La vérité sans rancune
Je n'ai rien contre les syndicalistes, mais il y en a qui doivent s'émanciper. Au pays de l'oncle Sam d'où le syndicalisme est parti, l’idée d’appeler à une grève générale dans l'enseignement ne viendrait à personne aujourd’hui, en cette ère de compétition mondiale. L'information a été donnée récemment que l'encours de l'emprunt des étudiants américains pour assurer leurs études supérieures a atteint mille milliards de dollars. Conscient de l'intérêt des études, chacun là-bas se donne les moyens de s'instruire et gère son cursus à l'abri de toute perte de temps et de qualité. Par ailleurs l'on n'entend jamais quelqu'un y évoquer la franchise universitaire pour tenir la police hors du périmètre des universités- plutôt l'on se réjouit qu'une brigade de police spéciale soit installée à l'intérieur de toute grande université, avec une patrouille en permanence de ses éléments, prêts à intervenir dès qu'il y a le moindre trouble. Leurs syndicalistes se sont aujourd'hui forgés une compétence redoutable et une réputation de fin négociateurs. Ils arrivent sans menace aucune de grève, à faire des résultats et tout le monde y trouve son compte. Pendant ce temps dans notre pays l'on voit des syndicalistes revenir après qu'un accord soit trouvé, pour réclamer le paiement des jours chômés pour fait de grève.
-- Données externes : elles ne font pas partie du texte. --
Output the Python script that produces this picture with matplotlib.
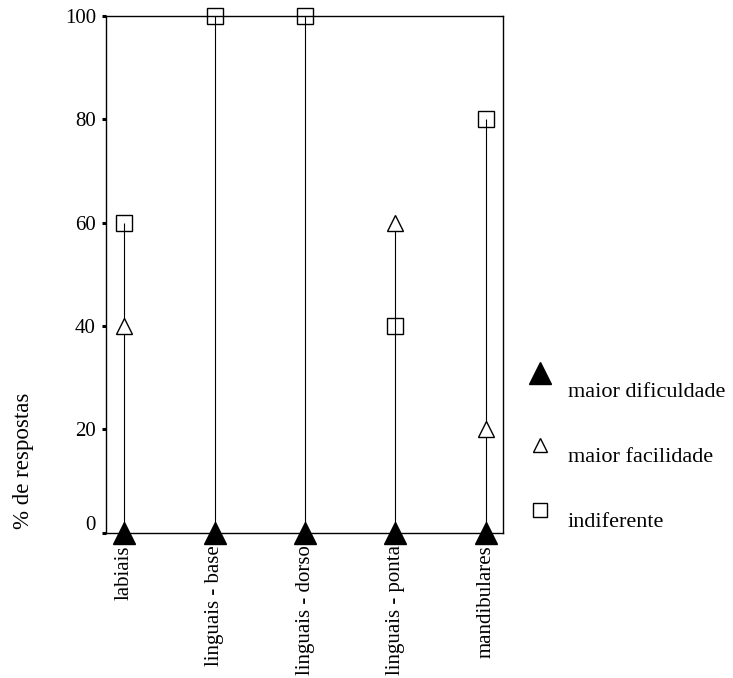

L'utilité d'arguments solides
Enfin, la grève n'est pas un argument, surtout sous nos cieux avec une nation qui accuse un retard chronique grave, pour obtenir quelques droits ou avantages que ce soit. Elle est une arme qu'il convient aujourd'hui de remiser pour faciliter notre accès aux compétences insoupçonnées qui sommeillent en beaucoup parmi nous. Notre salut est dans l'avènement d'une ère sans perturbation surtout dans l'enseignement, durant laquelle chaque personne sera libre et motivée à jouer pleinement son rôle là où cela ferait la différence, dans le cadre d'une stratégie de reconnexion proactive et productive, sans frontière.